(Rows from a dataset of charts and code)
* start *

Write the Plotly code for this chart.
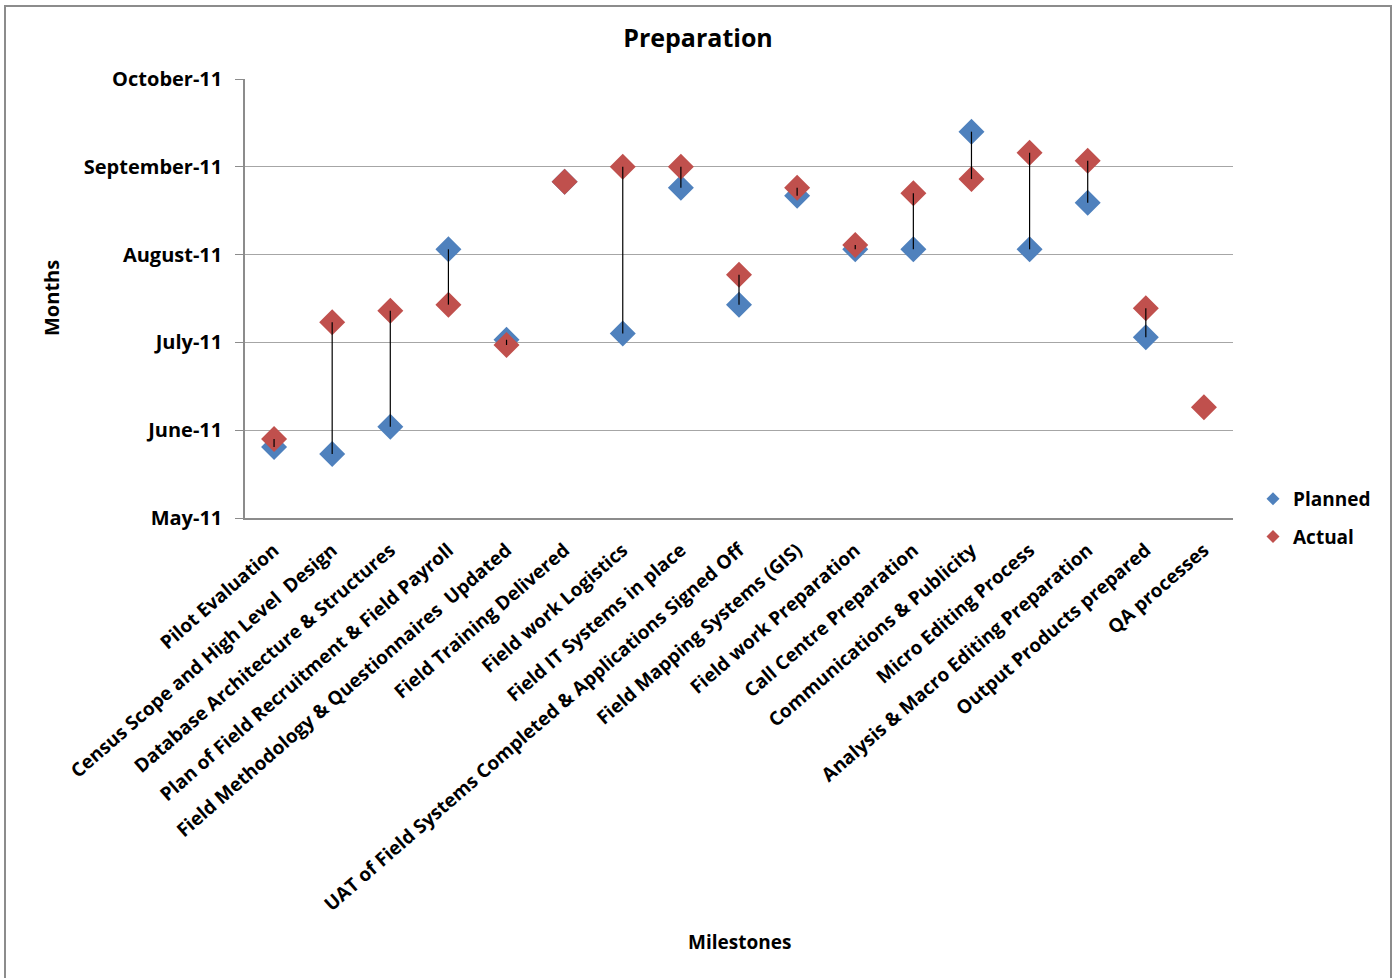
import plotly.graph_objects as go

# Milestone names (x categories)
milestones = [
    "Pilot Evaluation",
    "Census Scope and High Level  Design",
    "Database Architecture & Structures",
    "Plan of Field Recruitment & Field Payroll",
    "Field Methodology & Questionnaires  Updated",
    "Field Training Delivered",
    "Field work Logistics",
    "Field IT Systems in place",
    "UAT of Field Systems Completed & Applications Signed Off",
    "Field Mapping Systems (GIS)",
    "Field work Preparation",
    "Call Centre Preparation",
    "Communications & Publicity",
    "Micro Editing Process",
    "Analysis & Macro Editing Preparation",
    "Output Products prepared",
    "QA processes",
]

# Dates as months elapsed since 1 May 2011
planned = [0.81, 0.73, 1.04, 3.06, 2.03, 3.83, 2.10, 3.76, 2.43, 3.67,
           3.06, 3.06, 4.40, 3.06, 3.59, 2.06, None]
actual = [0.90, 2.23, 2.36, 2.43, 1.97, 3.83, 4.00, 4.00, 2.77, 3.76,
          3.11, 3.70, 3.86, 4.16, 4.07, 2.39, 1.26]

month_ticks = [0, 1, 2, 3, 4, 5]
month_labels = ["May-11", "June-11", "July-11", "August-11",
                "September-11", "October-11"]

BLUE = "#4F81BD"
RED = "#C0504D"
FONT = "Open Sans"

fig = go.Figure()

fig.add_trace(go.Scatter(
    x=milestones, y=planned, mode="markers", name="Planned",
    marker=dict(symbol="diamond", size=20, color=BLUE),
    showlegend=False, cliponaxis=False,
))
fig.add_trace(go.Scatter(
    x=milestones, y=actual, mode="markers", name="Actual",
    marker=dict(symbol="diamond", size=20, color=RED),
    showlegend=False, cliponaxis=False,
))

# High-low lines joining planned and actual dates
lx, ly = [], []
for m, p, a in zip(milestones, planned, actual):
    if p is not None and a is not None:
        lx += [m, m, None]
        ly += [p, a, None]
fig.add_trace(go.Scatter(
    x=lx, y=ly, mode="lines", line=dict(color="black", width=1.2),
    showlegend=False, hoverinfo="skip",
))

# Legend entries
fig.add_trace(go.Scatter(
    x=[None], y=[None], mode="markers", name="<b>Planned</b>", legendgroup="p",
    marker=dict(symbol="diamond", size=10, color=BLUE),
))
fig.add_trace(go.Scatter(
    x=[None], y=[None], mode="markers", name="<b>Actual</b>", legendgroup="a",
    marker=dict(symbol="diamond", size=10, color=RED),
))

L, R, T, B = 245, 164, 79, 460
W, H = 1397, 978
pw, ph = W - L - R, H - T - B

def px_x(x):
    return (x - L) / pw

def px_y(y):
    return (H - B - y) / ph

fig.update_layout(
    width=W, height=H,
    margin=dict(l=L, r=R, t=T, b=B, autoexpand=False),
    paper_bgcolor="white", plot_bgcolor="white",
    font=dict(family=FONT, size=17, color="black"),
    title=dict(text="<b>Preparation</b>", x=px_x(698), xref="paper",
               xanchor="center", y=1 - 38 / H, yanchor="middle",
               font=dict(size=25, family=FONT)),
    xaxis=dict(
        type="category", categoryorder="array", categoryarray=milestones,
        range=[-0.5, len(milestones) - 0.5],
        tickangle=-41, showgrid=False, ticks="",
        showline=True, linecolor="#8c8c8c", linewidth=1.5,
        tickfont=dict(size=19, family=FONT),
        tickprefix="<b>", ticksuffix="</b>",
        ticklabelstandoff=12,
        automargin=False,
    ),
    yaxis=dict(
        range=[0, 5], tickvals=month_ticks,
        ticktext=["<b>%s</b>" % t for t in month_labels],
        showgrid=True, gridcolor="#a6a6a6", gridwidth=1,
        showline=True, linecolor="#8c8c8c", linewidth=1.5,
        ticks="outside", ticklen=8, tickcolor="#8c8c8c",
        tickfont=dict(size=20, family=FONT),
        ticklabelstandoff=9,
        zeroline=False, automargin=False,
    ),
    legend=dict(
        x=px_x(1253), y=px_y(480), xanchor="left", yanchor="top",
        font=dict(size=19, family=FONT), tracegroupgap=10,
        bgcolor="rgba(0,0,0,0)", itemwidth=30,
    ),
    annotations=[
        dict(text="<b>Months</b>", textangle=-90, x=px_x(51), y=px_y(298),
             xref="paper", yref="paper", xanchor="center", yanchor="middle",
             showarrow=False, font=dict(size=20, family=FONT)),
        dict(text="<b>Milestones</b>", x=px_x(739), y=px_y(942),
             xref="paper", yref="paper", xanchor="center", yanchor="middle",
             showarrow=False, font=dict(size=19, family=FONT)),
    ],
    shapes=[
        dict(type="rect", xref="paper", yref="paper",
             x0=px_x(5), x1=px_x(1391), y0=px_y(990), y1=px_y(6),
             line=dict(color="#8c8c8c", width=2), fillcolor="rgba(0,0,0,0)",
             layer="below"),
    ],
)

fig.write_html("out.html")
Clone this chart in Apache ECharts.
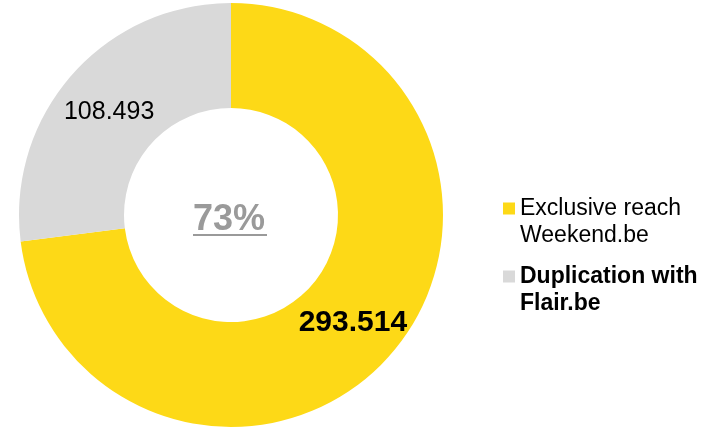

* end *

What to work on » Among the lines of the material, find those that hold the word "this" and copy them.

Result of the task »
Write the Plotly code for this chart.
Clone this chart in Apache ECharts.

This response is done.